Только после Второй мировой, а особенно после смерти Сталина и хрущевской оттепели, зарок молчания был снят. Бывшие дворяне начали говорить и писать о своих предках и даже возвращаться в те места, где когда-то стояли их усадьбы. В 1980-е, в эпоху гласности, провозглашенной М. С. Горбачевым, местные историки, учителя и фольклористы принялись отыскивать детей и внуков провинциальных дворян в поисках сведений о жизни и культуре различных уголков России. В последние десятилетия интерес к восстановлению забытой истории России колоссально вырос и, естественно, распространился на судьбу дворянских фамилий. Потомки дворян публиковали семейные архивы, устраивали конференции, изучали собственные родословные, восстанавливали связь со своими разлученными семьями и их прошлым.
Ту ноябрьскую ночь Ольга Шереметева провела в своих комнатах во флигеле Наугольного дома без сна. Всю ночь и ранним утром к дому непрестанно подъезжали и от него отъезжали автомобили. Вооруженные люди сновали туда и обратно, что-то грузили в машины. Петерс уехал в восьмом часу утра. Едва они уехали, муж Ольги Борис, сам недавно вышедший из тюрьмы, вернулся в дом через черный ход. Он нашел графа Сергея раздавленным: чекисты забрали его личную переписку, дневники, а также золотые и серебряные вещи почти на десять миллионов рублей. Мария Гудович, младшая дочь графа, наблюдала, как чекисты набивали карманы ее драгоценностями. Но хуже всего было то, что они арестовали находившихся в доме девятерых мужчин. Шестеро из них были членами шереметевской семьи: сыновья графа Павел, Борис и Сергей, его зятья Гудович и Сабуров и внук Борис Сабуров.
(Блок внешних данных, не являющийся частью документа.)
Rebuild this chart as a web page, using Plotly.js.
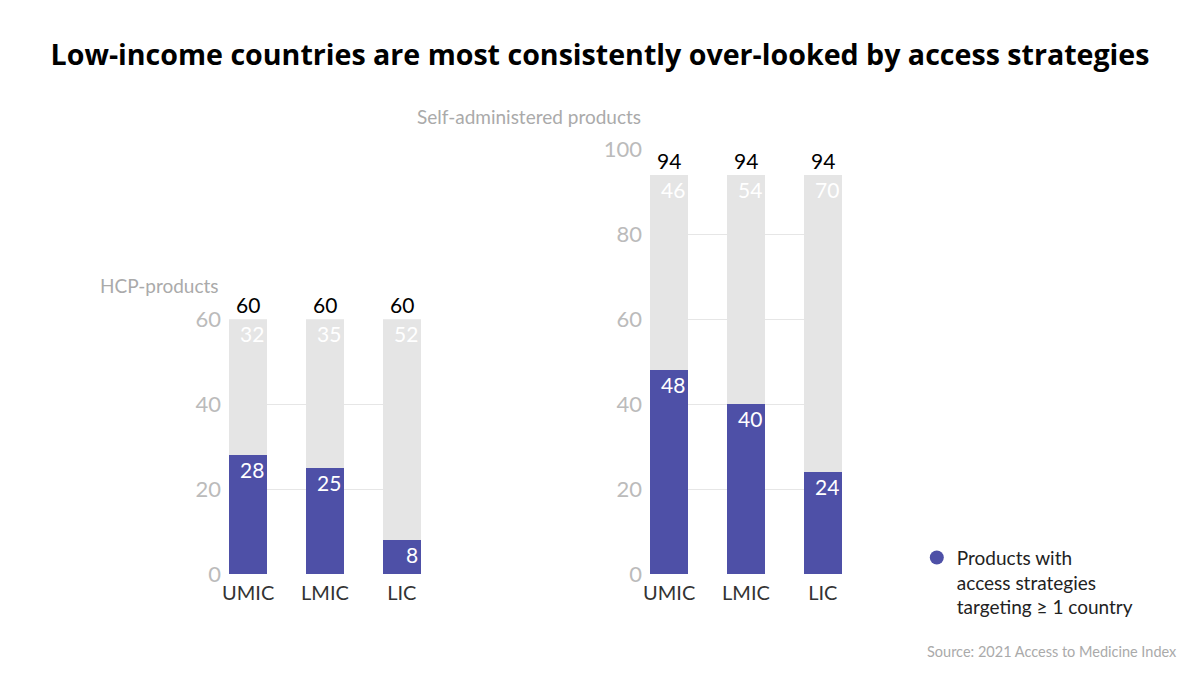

Никто не имел ни малейшего представления, что станется с арестованными и куда их увезли. Через год оба Гудовича и Сабуров-старший будут расстреляны.
Революция и ее эксцессы сломили графа Сергея. «У меня такое чувство, – писал он друзьям, – что я еду в поезде, сошедшем с рельсов». Тем не менее он по-прежнему находил успокоение в мысли, что когда-нибудь Россия восстанет из тьмы анархии к свету и лучшему будущему.
После ухода чекистов граф Сергей прожил еще несколько недель и 17 декабря скончался в своей постели.